4. What I am saying is that the formula for y gives the answer in radians. If you want it in degrees then you should use the formula $y = \tfrac{180}\pi\ln(\tan(\text{Latitude}) + (1 / \cos(\text{Latitude})))$.

5. That is even worse. When I do that, the value returned by the formula is less then 1 for all values.

The Wikipedia article says...

The following equations determine the x and y coordinates of a point on a Mercator map from its latitude φ and longitude λ (with λ0 being the longitude in the center of map):
This is the inverse of the Gudermannian function:

This is the Gudermannian function:

The scale is proportional to the secant of the latitude φ, getting arbitrarily large near the poles, where φ = ±90°. Moreover, as seen from the formulas, the pole's y is plus or minus infinity.
I read that as this being a formula which scales Latitude and Longitude to x and y coordinates on a screen, (or whatever).
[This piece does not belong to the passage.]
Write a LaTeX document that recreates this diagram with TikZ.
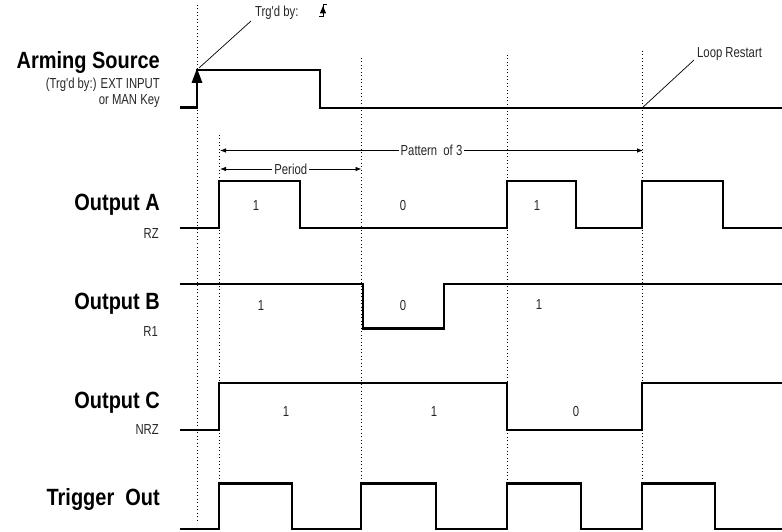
\documentclass[tikz,border=0pt]{standalone}
\usepackage{fontspec}
\setmainfont{Liberation Sans}
\newfontfamily\smallfnt[FakeStretch=0.78]{Liberation Sans}
\newfontfamily\headfnt[FakeStretch=0.85]{Liberation Sans}
\usetikzlibrary{arrows.meta}
\begin{document}
\begin{tikzpicture}[x=1pt,y=-1pt,
  sig/.style={line width=2.2pt, line join=miter},
  dotline/.style={line width=0.8pt, dash pattern=on 0.9pt off 2.6pt},
  dimarr/.style={line width=0.8pt, {Latex[length=6pt,width=4.5pt]}-{Latex[length=6pt,width=4.5pt]}},
  thinline/.style={line width=0.7pt},
  headlbl/.style={anchor=base east, inner sep=0pt, font=\headfnt\bfseries\fontsize{23.5}{25}\selectfont},
  sublbl/.style={anchor=base east, inner sep=0pt, text=black!85, font=\smallfnt\fontsize{14.5}{16}\selectfont},
  txt/.style={inner sep=0pt, text=black!85, font=\smallfnt\fontsize{14.5}{16}\selectfont},
  bit/.style={anchor=base, inner sep=0pt, text=black!85, font=\smallfnt\fontsize{14.5}{16}\selectfont}]
\useasboundingbox (0,0) rectangle (782,532);

% dotted reference lines
\draw[dotline] (197,5) -- (197,521);
\draw[dotline] (219,135) -- (219,529);
\draw[dotline] (361,58) -- (361,483);
\draw[dotline] (507,55) -- (507,529);
\draw[dotline] (642,51) -- (642,483);

% left labels
\node[headlbl] (arm) at (160,69) {Arming Source};
\node[sublbl] (arm1) at (160,89) {(Trg'd by:) EXT INPUT};
\node[sublbl] (arm2) at (160,104.5) {or MAN Key};
\node[headlbl] (oa) at (160,210) {Output A};
\node[sublbl] (oa1) at (159,238) {RZ};
\node[headlbl] (ob) at (160,309) {Output B};
\node[sublbl] (ob1) at (158,336) {R1};
\node[headlbl] (oc) at (160,408) {Output C};
\node[sublbl] (oc1) at (159,434.5) {NRZ};
\node[headlbl] (to) at (160,505) {Trigger\ \ Out};

% Arming source waveform
\draw[sig] (180,107.5) -- (197,107.5) -- (197,70) -- (320,70) -- (320,108) -- (782,108);
\fill (191.5,83) -- (197,68.5) -- (202.5,83) -- cycle;

% Trg'd by annotation
\node[txt, anchor=base west] (trg) at (255,17) {Trg'd by:};
\coordinate (trgpt) at (199,68);
\coordinate (trgend) at (251,21);
\draw[thinline] (trgpt) -- (trgend);
\draw[line width=0.9pt] (319,16.5) -- (323,16.5) -- (323,4) -- (327,4);
\fill (323,6) -- (319.8,13.5) -- (326.2,13.5) -- cycle;

% Loop restart annotation
\node[txt, anchor=base west] (loop) at (697,58) {Loop Restart};
\coordinate (looppt) at (642,108);
\coordinate (loopend) at (694,60);
\draw[thinline] (looppt) -- (loopend);

% dimension arrows
\draw[dimarr] (220,150.5) -- node[txt, fill=white, inner xsep=2pt, inner ysep=1pt] (pat) {Pattern\ \ of 3} (643,150.5);
\draw[dimarr] (220,169) -- node[txt, fill=white, inner xsep=2pt, inner ysep=1pt] (per) {Period} (361.5,169);

% Output A
\draw[sig] (180,228) -- (219,228) -- (219,181) -- (300,181) -- (300,228) -- (507,228) -- (507,181) -- (576,181) -- (576,228) -- (642,228) -- (642,181) -- (723,181) -- (723,228) -- (782,228);
\node[bit] (a1) at (256,211) {1};
\node[bit] (a2) at (403,211) {0};
\node[bit] (a3) at (537,211) {1};

% Output B
\draw[sig] (180,284) -- (363,284) -- (363,328.5) -- (444,328.5) -- (444,284) -- (782,284);
\node[bit] (b1) at (261,310) {1};
\node[bit] (b2) at (403,310) {0};
\node[bit] (b3) at (539,309) {1};

% Output C
\draw[sig] (180,430) -- (219,430) -- (219,383) -- (507,383) -- (507,430) -- (642,430) -- (642,383) -- (782,383);
\node[bit] (c1) at (286,416) {1};
\node[bit] (c2) at (434,416) {1};
\node[bit] (c3) at (576,416) {0};

% Trigger Out
\draw[sig] (180,529) -- (219,529) -- (219,483.5) -- (292,483.5) -- (292,529) -- (361,529) -- (361,483.5) -- (436,483.5) -- (436,529) -- (507,529) -- (507,483.5) -- (581,483.5) -- (581,529) -- (642,529) -- (642,483.5) -- (715,483.5) -- (715,529) -- (782,529);
\end{tikzpicture}
\end{document}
What I see is that, assuming the centre of the map is zero, x = Longitude - zero, so I draw the point 00:00:00N 00:00:00E at the origin. The point 00:00:00N 01:00:00E at (1 - 0) * (how many pixels per degree). and so on. Latitude being Zero.

The point 01:00:00N 00:00:00E is still drawn at x = 0, (from above), but the y point is now...

rLat = 1.0 * (180.0 / Pi)
y = ln(tan(rLat) + (1 / cos(rLat))) * (how many pixels per degree)

... to generate the necessary exageration as I move away from the equator.

To acheive the exageration y must surely be >1 for all non-zero values, but it is not.

6. Okay, let's use that example of Latitude = 50°. If $\phi = 50^\circ$ then $\tan\phi\approx1.19$ and $\sec\phi\approx1.56$ (just working to 2 decimal places). Then my formula for y gives $y = \tfrac{180}\pi\ln(1.19 + 1.56)\approx57.91$. That is somewhat greater than 50, as one would wish.

In fact, the "exaggeration" in y at latitiude $\phi$ is equal to the derivative of $\ln(\tan\phi + \sec\phi)$, which is $\sec\phi$, and this is always greater than 1.

7. Arrgh!

When I do that with a calculator, it works as you say, however, the program I have here does not give the same answer. The 1.19 and 1.56 agree, I can see them in the debugger, but then the next step gives a different result.

I will look at it further.

8. Fixed!

Works now, you won't believe how stupid I was being, when you said convert the degrees to Radians, I knew I had done that, but also knew I had "the conversion factor", already calculated as I didn't want the overhead of calculating it every time.

Trouble is, the factor I had was Pi / 180.0 which is fine for where I was using it, but not where I added it later on your reco!

Suffice to say, I now have two factors r2d and d2r.

I hope I don't need another r2d factor otherwise I will have r2d2 and risk Imperial intervention.